Urban growth scenario projection using heuristic cellular automata in arid areas considering the drought impact

摘要: Arid areas with low precipitation and sparse vegetation typically yield compact urban pattern, and drought directly impacts urban site selection, growth processes, and future scenarios. Spatial simulation and projection based on cellular automata (CA) models is important to achieve sustainable urban development in arid areas. We developed a new CA model using bat algorithm (BA) named bat algorithm-probability-of-occurrence-cellular automata (BA-POO-CA) model by considering drought constraint to accurately delineate urban growth patterns and project future scenarios of Urumqi City and its surrounding areas, located in Xinjiang Uygur Autonomous Region, China.

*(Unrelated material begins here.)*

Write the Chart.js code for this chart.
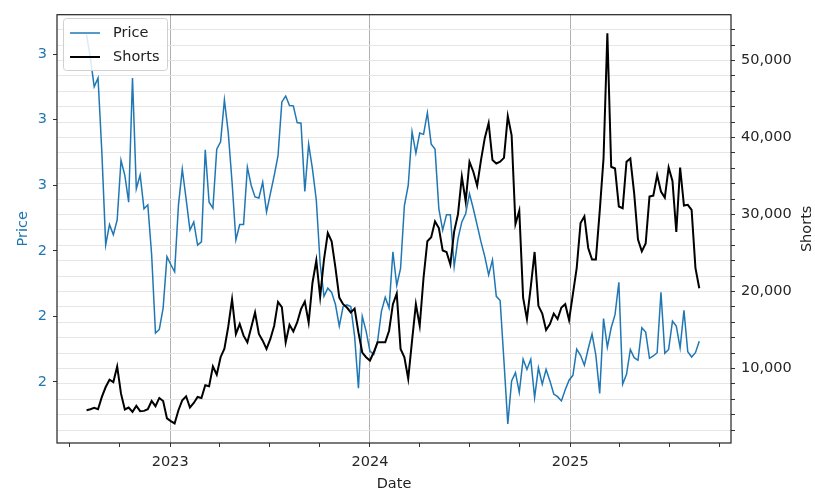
<!DOCTYPE html>
<html lang="en">
<head>
<meta charset="UTF-8">
<title>Price vs Shorts</title>
<script src="https://cdn.jsdelivr.net/npm/chart.js"></script>
<style>
  html, body { margin: 0; padding: 0; background: #fff; }
</style>
</head>
<body>
<canvas id="chart" width="815" height="494"></canvas>
<script>
// weekly observations starting on this date
const firstWeek = '2022-08-01';

const priceValues = [
  3.059, 2.988, 2.900, 2.927, 2.700, 2.418, 2.480, 2.449, 2.494, 2.676,
  2.630, 2.548, 2.927, 2.589, 2.631, 2.528, 2.540, 2.388, 2.149, 2.160,
  2.225, 2.382, 2.358, 2.336, 2.539, 2.649, 2.558, 2.463, 2.488, 2.417,
  2.427, 2.708, 2.548, 2.530, 2.710, 2.732, 2.860, 2.761, 2.609, 2.433,
  2.480, 2.480, 2.655, 2.599, 2.564, 2.561, 2.609, 2.518, 2.574, 2.629,
  2.690, 2.854, 2.872, 2.843, 2.842, 2.791, 2.789, 2.581, 2.725, 2.649,
  2.554, 2.361, 2.261, 2.286, 2.273, 2.236, 2.170, 2.230, 2.235, 2.230,
  2.139, 1.981, 2.200, 2.155, 2.094, 2.084, 2.124, 2.215, 2.258, 2.225,
  2.397, 2.294, 2.346, 2.538, 2.599, 2.763, 2.698, 2.759, 2.755, 2.821,
  2.725, 2.710, 2.528, 2.463, 2.510, 2.510, 2.352, 2.437, 2.488, 2.513,
  2.574, 2.528, 2.478, 2.427, 2.382, 2.326, 2.372, 2.261, 2.248, 2.063,
  1.872, 2.003, 2.028, 1.968, 2.069, 2.038, 2.069, 1.952, 2.043, 1.993,
  2.038, 2.003, 1.963, 1.955, 1.942, 1.976, 2.005, 2.020, 2.100, 2.081,
  2.051, 2.101, 2.146, 2.081, 1.965, 2.193, 2.106, 2.165, 2.205, 2.304,
  1.993, 2.023, 2.099, 2.074, 2.066, 2.165, 2.152, 2.072, 2.079, 2.089,
  2.273, 2.087, 2.099, 2.185, 2.170, 2.104, 2.218, 2.092, 2.076, 2.089,
  2.124
];

const shortsValues = [
  4580, 4710, 4880, 4710, 6300, 7590, 8540, 8230, 10260, 6730,
  4670, 4930, 4360, 5140, 4450, 4490, 4710, 5780, 5100, 6170,
  5780, 3510, 3160, 2860, 4580, 5870, 6390, 4930, 5520, 6300,
  6170, 7810, 7680, 10260, 9190, 11460, 12580, 15420, 18990, 14480,
  15770, 14260, 13390, 15330, 17270, 14480, 13610, 12540, 13830, 15550,
  18640, 17970, 13390, 15680, 14810, 15970, 17700, 18680, 15970, 21130,
  24020, 19290, 24150, 27590, 26520, 23070, 19200, 18350, 17910, 17270,
  17780, 14680, 12070, 11460, 11030, 12100, 13390, 13390, 13390, 14900,
  18350, 19720, 12540, 11460, 8670, 13610, 18350, 15550, 21780, 26520,
  27030, 29100, 28230, 25320, 25130, 23510, 27810, 30040, 34900, 31680,
  36840, 35550, 33740, 37060, 39940, 41870, 37060, 36620, 36840, 37350,
  42770, 40280, 28750, 30480, 19200, 16410, 20580, 25130, 18130, 17130,
  14990, 15770, 17130, 16410, 17910, 18350, 16280, 19640, 23070, 28880,
  29740, 25650, 24150, 24150, 30390, 37260, 53520, 36190, 35970, 31030,
  30810, 36840, 37260, 32750, 26730, 25210, 26220, 32320, 32450, 35120,
  32970, 32190, 36100, 34350, 27720, 36100, 31160, 31250, 30600, 23070,
  20410
];

// x axis: quarterly ticks, only the year starts get a label
const xTickDates = [
  '2022-07-01', '2022-10-01', '2023-01-01', '2023-04-01', '2023-07-01', '2023-10-01',
  '2024-01-01', '2024-04-01', '2024-07-01', '2024-10-01', '2025-01-01', '2025-04-01',
  '2025-07-01', '2025-10-01'
];
const xLabelDates = ['2023-01-01', '2024-01-01', '2025-01-01'];
const xRange = ['2022-06-08', '2025-10-22'];

const priceTicks = [2.0, 2.2, 2.4, 2.6, 2.8, 3.0];
const priceRange = [1.8136, 3.12];
const shortsTicks = [2000, 4000, 6000, 8000, 10000, 12000, 14000, 16000, 18000, 20000,
  22000, 24000, 26000, 28000, 30000, 32000, 34000, 36000, 38000, 40000,
  42000, 44000, 46000, 48000, 50000, 52000, 54000];
const shortsLabelTicks = [10000, 20000, 30000, 40000, 50000];
const shortsRange = [320, 55940];

const DAY = 86400000;
const toMs = s => Date.parse(s + 'T00:00:00Z');
const start = toMs(firstWeek);
const weekX = priceValues.map((_, i) => start + i * 7 * DAY);
const xLabelMs = xLabelDates.map(toMs);

const FONT = 'DejaVu Sans';
const FS = 14.5;
Chart.defaults.font.family = FONT;
Chart.defaults.font.size = FS;

const frameAndLegend = {
    id: 'frameAndLegend',
    afterDraw(chart) {
        const ctx = chart.ctx;
        const a = chart.chartArea;
        ctx.save();
        // axes frame
        ctx.strokeStyle = '#222';
        ctx.lineWidth = 1.2;
        ctx.strokeRect(a.left, a.top, a.right - a.left, a.bottom - a.top);

        // legend box, top-left inside the plot
        const bx = 63.5, by = 18.5, bw = 104, bh = 52, r = 3;
        ctx.beginPath();
        ctx.roundRect(bx, by, bw, bh, r);
        ctx.fillStyle = 'rgba(255,255,255,0.85)';
        ctx.fill();
        ctx.strokeStyle = '#d0d0d0';
        ctx.lineWidth = 1;
        ctx.stroke();

        chart.data.datasets.forEach((ds, i) => {
            const y = 33 + i * 24;
            ctx.beginPath();
            ctx.moveTo(70, y);
            ctx.lineTo(100, y);
            ctx.strokeStyle = ds.borderColor;
            ctx.lineWidth = ds.borderWidth;
            ctx.stroke();
            ctx.fillStyle = '#222';
            ctx.font = FS + 'px "' + FONT + '"';
            ctx.textAlign = 'left';
            ctx.textBaseline = 'middle';
            ctx.fillText(ds.label, 113, y);
        });

        // right axis title reads bottom to top like the left one
        ctx.translate(807, (a.top + a.bottom) / 2);
        ctx.rotate(-Math.PI / 2);
        ctx.textAlign = 'center';
        ctx.textBaseline = 'middle';
        ctx.fillStyle = '#222';
        ctx.fillText('Shorts', 0, 0);
        ctx.restore();
    }
};

new Chart(document.getElementById('chart'), {
    type: 'line',
    data: {
        datasets: [{
            label: 'Price',
            data: priceValues.map((v, i) => ({ x: weekX[i], y: v })),
            yAxisID: 'yPrice',
            borderColor: '#1f77b4',
            borderWidth: 1.5,
            pointRadius: 0,
            tension: 0,
            order: 1
        }, {
            label: 'Shorts',
            data: shortsValues.map((v, i) => ({ x: weekX[i], y: v })),
            yAxisID: 'yShorts',
            borderColor: '#000000',
            borderWidth: 2,
            pointRadius: 0,
            tension: 0,
            order: 0
        }]
    },
    options: {
        responsive: false,
        animation: false,
        layout: { padding: { top: 12, left: 0, right: 0, bottom: 0 } },
        plugins: { legend: { display: false }, tooltip: { enabled: false } },
        scales: {
            x: {
                type: 'linear',
                min: toMs(xRange[0]),
                max: toMs(xRange[1]),
                afterBuildTicks: s => { s.ticks = xTickDates.map(d => ({ value: toMs(d) })); },
                afterFit: s => { s.height = 51; },
                ticks: {
                    autoSkip: false,
                    maxRotation: 0,
                    padding: 7,
                    color: '#262626',
                    callback: v => xLabelMs.includes(v) ? String(new Date(v).getUTCFullYear()) : ''
                },
                grid: {
                    color: c => (c.tick && xLabelMs.includes(c.tick.value)) ? '#b0b0b0' : 'rgba(0,0,0,0)',
                    tickColor: '#333',
                    tickLength: 4,
                    lineWidth: 1
                },
                border: { display: false },
                title: { display: true, text: 'Date', color: '#222', padding: { top: 0, bottom: 1 } }
            },
            yPrice: {
                position: 'left',
                min: priceRange[0],
                max: priceRange[1],
                afterBuildTicks: s => { s.ticks = priceTicks.map(v => ({ value: v })); },
                afterFit: s => { s.width = 57; },
                ticks: {
                    autoSkip: false,
                    padding: 6,
                    color: '#1f77b4',
                    callback: v => String(Math.round(v))
                },
                grid: { drawOnChartArea: false, tickColor: '#333', tickLength: 4 },
                border: { display: false },
                title: { display: true, text: 'Price', color: '#1f77b4', padding: { top: 15, bottom: 0 } }
            },
            yShorts: {
                position: 'right',
                min: shortsRange[0],
                max: shortsRange[1],
                afterBuildTicks: s => { s.ticks = shortsTicks.map(v => ({ value: v })); },
                afterFit: s => { s.width = 84; },
                ticks: {
                    autoSkip: false,
                    padding: 6,
                    color: '#262626',
                    callback: v => shortsLabelTicks.includes(v) ? v.toLocaleString('en-US') : ''
                },
                grid: { color: '#e6e6e6', lineWidth: 1, tickColor: '#333', tickLength: 4 },
                border: { display: false },
                title: { display: false }
            }
        }
    },
    plugins: [frameAndLegend]
});
</script>
</body>
</html>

We calibrated the BA-POO-CA model for the drought-prone study area with 2000 and 2010 data and validated the model with 2010 and 2020 data, and finally projected its urban scenarios in 2030. The results showed that BA-POO-CA model yielded overall accuracy of 97.70% and figure-of-merits (FOMs) of 35.50% in 2010, and 97.70% and 26.70% in 2020, respectively. The inclusion of drought intensity factor improved the performance of BA-POO-CA model in terms of FOMs, with increases of 5.50% in 2010 and 7.90% in 2020 than the model excluding drought intensity factor. This suggested that the urban growth of Urumqi City was affected by drought, and therefore taking drought intensity factor into account would contribute to simulation accuracy. The BA-POO-CA model including drought intensity factor was used to project two possible scenarios (i.e., business-as-usual (BAU) scenario and ecological scenario) in 2030. In the BAU scenario, the urban growth dominated mainly in urban fringe areas, especially in the northern part of Toutunhe District, Xinshi District, and Midong District. Using exceptional and extreme drought areas as a spatial constraint, the urban growth was mainly concentrated in the "main urban areas-Changji-Hutubi" corridor urban pattern in the ecological scenario. The results of this research can help to adjust urban planning and development policies. Our model is readily applicable to simulating urban growth and future scenarios in global arid areas such as Northwest China and Africa.